Wednesday, July 4, 2007

Points to remember regarding Master Pages

Advantages of Master Pages
Master pages provide functionality that developers have traditionally created by copying existing code, text, and control elements repeatedly; using framesets; using include files for common elements; using ASP.NET user controls; and so on. Advantages of master pages include the following:

  1. They allow you to centralize the common functionality of your pages so that you can make updates in just one place.
  2. They make it easy to create one set of controls and code and apply the results to a set of pages. For example, you can use controls on the master page to create a menu that applies to all pages.
  3. They give you fine-grained control over the layout of the final page by allowing you to control how the placeholder controls are rendered.
  4. They provide an object model that allows you to customize the master page from individual content pages.
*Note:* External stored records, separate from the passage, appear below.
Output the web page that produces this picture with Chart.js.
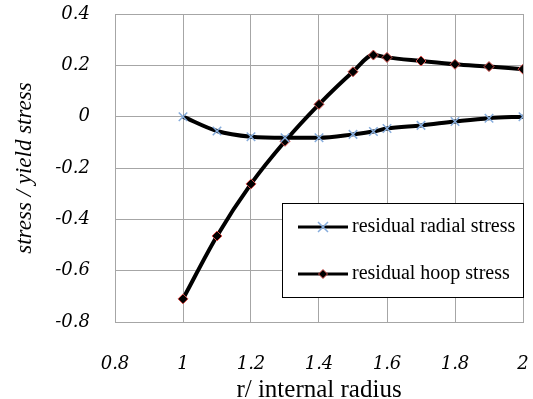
<!DOCTYPE html>
<html>
<head>
<meta charset="utf-8">
<script src="https://cdn.jsdelivr.net/npm/chart.js@4.4.1/dist/chart.umd.min.js"></script>
<style>
html,body{margin:0;padding:0;background:#fff;}
#wrap{width:533px;height:399px;position:relative;}
</style>
</head>
<body>
<div id="wrap"><canvas id="c" width="533" height="399"></canvas></div>
<script>
// Data
const radialX = [1, 1.1, 1.2, 1.3, 1.4, 1.5, 1.56, 1.6, 1.7, 1.8, 1.9, 2];
const radialY = [0, -0.056, -0.078, -0.082, -0.082, -0.069, -0.058, -0.046, -0.034, -0.019, -0.006, 0];
const hoopX = [1, 1.1, 1.2, 1.3, 1.4, 1.5, 1.56, 1.6, 1.7, 1.8, 1.9, 2];
const hoopY = [-0.71, -0.465, -0.262, -0.096, 0.048, 0.175, 0.240, 0.231, 0.217, 0.204, 0.195, 0.185];
const seriesNames = ['residual radial stress', 'residual hoop stress'];
const xTicks = [0.8, 1, 1.2, 1.4, 1.6, 1.8, 2];
const yTicks = [0.4, 0.2, 0, -0.2, -0.4, -0.6, -0.8];
const xTitle = 'r/ internal radius';
const yTitle = 'stress / yield stress';

const GRID = '#a6a6a6';
const tickFont = {family: '"DejaVu Serif"', style: 'italic', size: 18};

function fmt(v){ return String(Math.round(v*10)/10); }

const legendPlugin = {
  id: 'boxLegend',
  afterDraw(chart){
    const ctx = chart.ctx;
    const ca = chart.chartArea;
    const bx = ca.left + 167, by = ca.top + 189, bw = ca.right - bx + 1, bh = 94;
    ctx.save();
    ctx.fillStyle = '#fff';
    ctx.fillRect(bx, by, bw, bh);
    ctx.strokeStyle = '#000';
    ctx.lineWidth = 1;
    ctx.strokeRect(Math.round(bx)+0.5, Math.round(by)+0.5, Math.round(bw)-1, bh);
    const rows = [by + 24, by + 71];
    chart.data.datasets.forEach((ds, i) => {
      const y = rows[i];
      ctx.strokeStyle = '#000';
      ctx.lineWidth = 3;
      ctx.beginPath();
      ctx.moveTo(bx + 16, y);
      ctx.lineTo(bx + 66, y);
      ctx.stroke();
      const cx = bx + 41;
      if (i === 0) {
        ctx.strokeStyle = ds.pointBorderColor;
        ctx.lineWidth = 1.5;
        const r = 5;
        ctx.beginPath();
        ctx.moveTo(cx - r, y - r); ctx.lineTo(cx + r, y + r);
        ctx.moveTo(cx + r, y - r); ctx.lineTo(cx - r, y + r);
        ctx.stroke();
      } else {
        const r = 4.5;
        ctx.fillStyle = ds.pointBackgroundColor;
        ctx.strokeStyle = ds.pointBorderColor;
        ctx.lineWidth = 1;
        ctx.beginPath();
        ctx.moveTo(cx, y - r); ctx.lineTo(cx + r, y); ctx.lineTo(cx, y + r); ctx.lineTo(cx - r, y);
        ctx.closePath();
        ctx.fill(); ctx.stroke();
      }
      ctx.fillStyle = '#000';
      ctx.font = '20px "Liberation Serif"';
      ctx.textBaseline = 'middle';
      ctx.textAlign = 'left';
      ctx.fillText(ds.label, bx + 70, y);
    });
    ctx.restore();
  }
};

new Chart(document.getElementById('c'), {
  type: 'line',
  data: {
    datasets: [
      {
        label: seriesNames[0],
        data: radialX.map((x, i) => ({x, y: radialY[i]})),
        borderColor: '#000',
        borderWidth: 4,
        cubicInterpolationMode: 'monotone',
        pointStyle: 'crossRot',
        pointRadius: 6,
        pointBorderWidth: 1.5,
        pointBorderColor: '#86acdc',
        pointBackgroundColor: '#86acdc',
        fill: false
      },
      {
        label: seriesNames[1],
        data: hoopX.map((x, i) => ({x, y: hoopY[i]})),
        borderColor: '#000',
        borderWidth: 4,
        cubicInterpolationMode: 'monotone',
        pointStyle: 'rectRot',
        pointRadius: 5,
        pointBorderWidth: 1,
        pointBorderColor: '#d9534f',
        pointBackgroundColor: '#000',
        fill: false
      }
    ]
  },
  options: {
    responsive: false,
    animation: false,
    devicePixelRatio: 1,
    layout: {padding: {top: 14, right: 10, left: 0, bottom: 0}},
    plugins: {legend: {display: false}, tooltip: {enabled: false}},
    scales: {
      x: {
        type: 'linear',
        min: 0.8, max: 2,
        afterBuildTicks(scale){ scale.ticks = xTicks.map(v => ({value: v})); },
        afterFit(scale){ scale.height = 77; scale.paddingLeft = 0; scale.paddingRight = 0; scale.paddingTop = 0; scale.paddingBottom = 0; },
        grid: {color: GRID, lineWidth: 1, drawTicks: false},
        border: {display: true, color: GRID, width: 1},
        ticks: {font: tickFont, color: '#000', padding: 32, maxRotation: 0, autoSkip: false, callback: v => fmt(v)},
        title: {display: true, text: xTitle, color: '#000', font: {family: '"Liberation Serif"', size: 25, lineHeight: 0.72}, padding: {top: 0, bottom: 0}}
      },
      y: {
        type: 'linear',
        min: -0.8, max: 0.4,
        afterBuildTicks(scale){ scale.ticks = yTicks.slice().reverse().map(v => ({value: v})); },
        afterFit(scale){ scale.width = 115; scale.paddingLeft = 0; scale.paddingRight = 0; scale.paddingTop = 0; scale.paddingBottom = 0; },
        grid: {color: GRID, lineWidth: 1, drawTicks: false},
        border: {display: true, color: GRID, width: 1},
        ticks: {font: tickFont, color: '#000', padding: 25, autoSkip: false, callback: v => fmt(v)},
        title: {display: true, text: yTitle, color: '#000', font: {family: '"Liberation Serif"', style: 'italic', size: 23, lineHeight: 1}, padding: {top: 13, bottom: 0}}
      }
    }
  },
  plugins: [legendPlugin]
});
</script>
</body>
</html>
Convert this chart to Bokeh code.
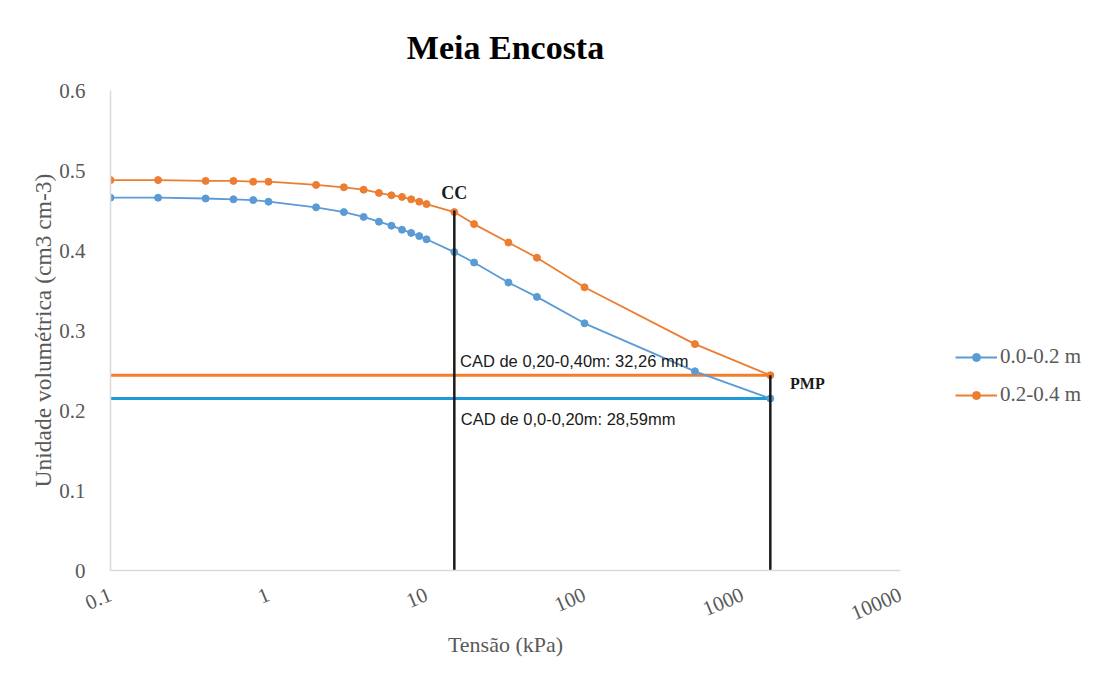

Run-time Behavior of Master Pages
At run time, master pages are handled in the following sequence:

  1. Users request a page by typing the URL of the content page.
  2. When the page is fetched, the @ Page directive is read. If the directive references a master page, the master page is read as well. If this is the first time the pages have been requested, both pages are compiled.
  3. The master page with the updated content is merged into the control tree of the content page.
  4. The content of individual Content controls is merged into the corresponding ContentPlaceHolder control in the master page.
  5. The resulting merged page is rendered to the browser.